++++ Input material ++++
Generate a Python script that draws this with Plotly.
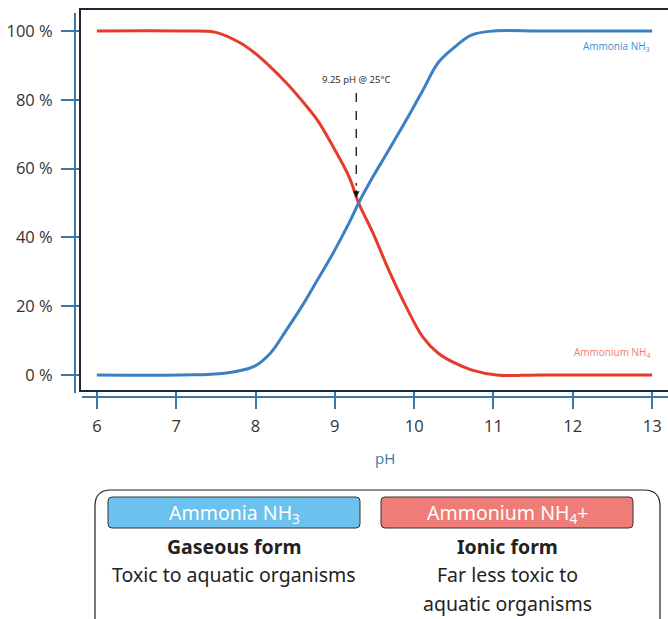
import plotly.graph_objects as go

# ---- data ----
ph_ammonia = [6.0, 7.05, 7.61, 7.99, 8.19, 8.39, 8.58, 8.78, 8.98, 9.18, 9.30, 9.48, 9.68, 9.90, 10.11, 10.30, 10.51, 10.72, 11.0, 11.6, 13.0]
ammonia_pct = [0.0, 0.0, 0.5, 2.6, 6.4, 13.1, 19.8, 27.6, 35.5, 44.2, 50.0, 57.6, 65.4, 74.1, 82.8, 90.7, 95.3, 98.8, 100.0, 100.0, 100.0]

ph_ammonium = [6.0, 7.05, 7.5, 7.81, 7.99, 8.19, 8.39, 8.58, 8.78, 8.98, 9.18, 9.30, 9.48, 9.68, 9.90, 10.11, 10.30, 10.51, 10.72, 11.04, 11.6, 13.0]
ammonium_pct = [100.0, 100.0, 99.6, 96.5, 93.6, 89.5, 84.9, 79.9, 74.1, 66.3, 57.6, 50.0, 41.3, 30.5, 19.8, 11.0, 6.4, 3.5, 1.5, 0.0, 0.0, 0.0]

x_ticks = [6, 7, 8, 9, 10, 11, 12, 13]
y_ticks = [0, 20, 40, 60, 80, 100]
y_tick_labels = ["0 %", "20 %", "40 %", "60 %", "80 %", "100 %"]
pka_ph = 9.27
pka_label = "9.25 pH @ 25°C"

# ---- layout helpers (pixel -> paper) ----
W, H = 668, 619
L, R, T, B = 81, 0, 10, 229
PW = W - L - R
PH = H - T - B


def px(x):
    return (x - L) / PW


def py(y):
    return (H - B - y) / PH


def rrect(x0, y0, x1, y1, r):
    rx, ry = r / PW, r / PH
    X0, X1 = px(x0), px(x1)
    Y0, Y1 = py(y0), py(y1)  # Y0 top (larger), Y1 bottom
    return (f"M {X0+rx},{Y0} L {X1-rx},{Y0} Q {X1},{Y0} {X1},{Y0-ry} "
            f"L {X1},{Y1+ry} Q {X1},{Y1} {X1-rx},{Y1} "
            f"L {X0+rx},{Y1} Q {X0},{Y1} {X0},{Y1+ry} "
            f"L {X0},{Y0-ry} Q {X0},{Y0} {X0+rx},{Y0} Z")


BLUE = "#3a80c2"
RED = "#e63b2a"
STEEL = "#3b78a6"
FRAME = "#1d2a36"
FONT_BOX = "Noto Sans"

fig = go.Figure()
fig.add_trace(go.Scatter(x=ph_ammonium, y=ammonium_pct, mode="lines",
                         line=dict(color=RED, width=3, shape="spline", smoothing=1.0),
                         hoverinfo="skip", showlegend=False))
fig.add_trace(go.Scatter(x=ph_ammonia, y=ammonia_pct, mode="lines",
                         line=dict(color=BLUE, width=3, shape="spline", smoothing=1.0),
                         hoverinfo="skip", showlegend=False))

shapes = [
    # offset axis lines
    dict(type="line", xref="paper", yref="paper", x0=px(82), x1=1.0, y0=py(397), y1=py(397),
         line=dict(color=STEEL, width=2)),
    dict(type="line", xref="paper", yref="paper", x0=px(75), x1=px(75), y0=py(393), y1=py(13),
         line=dict(color=STEEL, width=2)),
    # dashed pointer
    dict(type="line", xref="x", yref="y", x0=pka_ph, x1=pka_ph, y0=82, y1=55,
         line=dict(color="#111111", width=1.3, dash="dash")),
    # info box
    dict(type="path", xref="paper", yref="paper", path=rrect(95, 490, 660, 640, 16),
         line=dict(color="#222222", width=1.2), fillcolor="rgba(0,0,0,0)"),
    dict(type="path", xref="paper", yref="paper", path=rrect(108, 497, 360, 528, 4),
         line=dict(color="#333333", width=1), fillcolor="#6cc2ee"),
    dict(type="path", xref="paper", yref="paper", path=rrect(381, 497, 633, 528, 4),
         line=dict(color="#333333", width=1), fillcolor="#f07c78"),
]


def box_text(x, y, text, size=19.5, color="#222222"):
    return dict(x=px(x), y=py(y), xref="paper", yref="paper", text=text, showarrow=False,
                xanchor="center", yanchor="middle",
                font=dict(size=size, color=color, family=FONT_BOX))


ann = [
    dict(x=pka_ph, y=86, xref="x", yref="y", text=pka_label, showarrow=False,
         xanchor="center", yanchor="middle",
         font=dict(size=9.5, color="#222222"), bgcolor="white"),
    dict(x=pka_ph, y=51.5, xref="x", yref="y", text="", showarrow=True, ax=0, ay=-9,
         arrowhead=2, arrowsize=1, arrowwidth=1.3, arrowcolor="#111111"),
    dict(x=13.0, y=95.6, xref="x", yref="y", text="Ammonia NH<sub>3</sub>", showarrow=False,
         xanchor="right", yanchor="middle", font=dict(size=10, color="#3b8fd0")),
    dict(x=13.0, y=6.4, xref="x", yref="y", text="Ammonium NH<sub>4</sub>", showarrow=False,
         xanchor="right", yanchor="middle", font=dict(size=10, color="#f2796c")),
    dict(x=px(385), y=py(458), xref="paper", yref="paper", text="pH", showarrow=False,
         xanchor="center", yanchor="middle", font=dict(size=15, color=STEEL)),
    box_text(234, 513, "Ammonia NH<sub>3</sub>", color="white"),
    box_text(507, 513, "Ammonium NH<sub>4</sub>+", color="white"),
    box_text(234, 546, "<b>Gaseous form</b>"),
    box_text(234, 574, "Toxic to aquatic organisms"),
    box_text(507, 546, "<b>Ionic form</b>"),
    box_text(507, 574, "Far less toxic to"),
    box_text(507, 603, "aquatic organisms"),
]

fig.update_layout(
    width=W, height=H, autosize=False,
    margin=dict(l=L, r=R, t=T, b=B, autoexpand=False),
    paper_bgcolor="white", plot_bgcolor="white",
    font=dict(family="Open Sans", color="#333333"),
    shapes=shapes, annotations=ann, showlegend=False,
)
fig.update_xaxes(range=[5.8, 13.2], tickvals=x_ticks, showgrid=False, zeroline=False,
                 showline=True, linecolor=FRAME, linewidth=2, mirror=True, automargin=False,
                 ticks="outside", ticklen=17, tickwidth=2, tickcolor=STEEL,
                 tickfont=dict(size=16.5, color="#333333"), ticklabelstandoff=3)
fig.update_yaxes(range=[-4.36, 106.1], tickvals=y_ticks, ticktext=y_tick_labels, showgrid=False,
                 zeroline=False, showline=True, linecolor=FRAME, linewidth=2, automargin=False,
                 ticks="outside", ticklen=18, tickwidth=2, tickcolor=STEEL,
                 tickfont=dict(size=16.5, color="#333333"), ticklabelstandoff=5)

fig.write_html("out.html", config={"displayModeBar": False},
               post_script="document.body.style.margin='0px';document.body.style.overflow='hidden';")
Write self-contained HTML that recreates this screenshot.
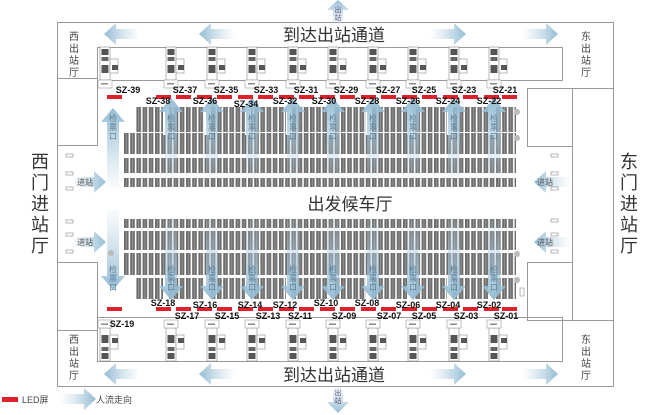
++++
Without any pictures, reproduce the lines from the first one in the material through the line that has "import plotly.graph_objects as go", exactly as they appear.

Generate a Python script that draws this with Plotly.
import plotly.graph_objects as go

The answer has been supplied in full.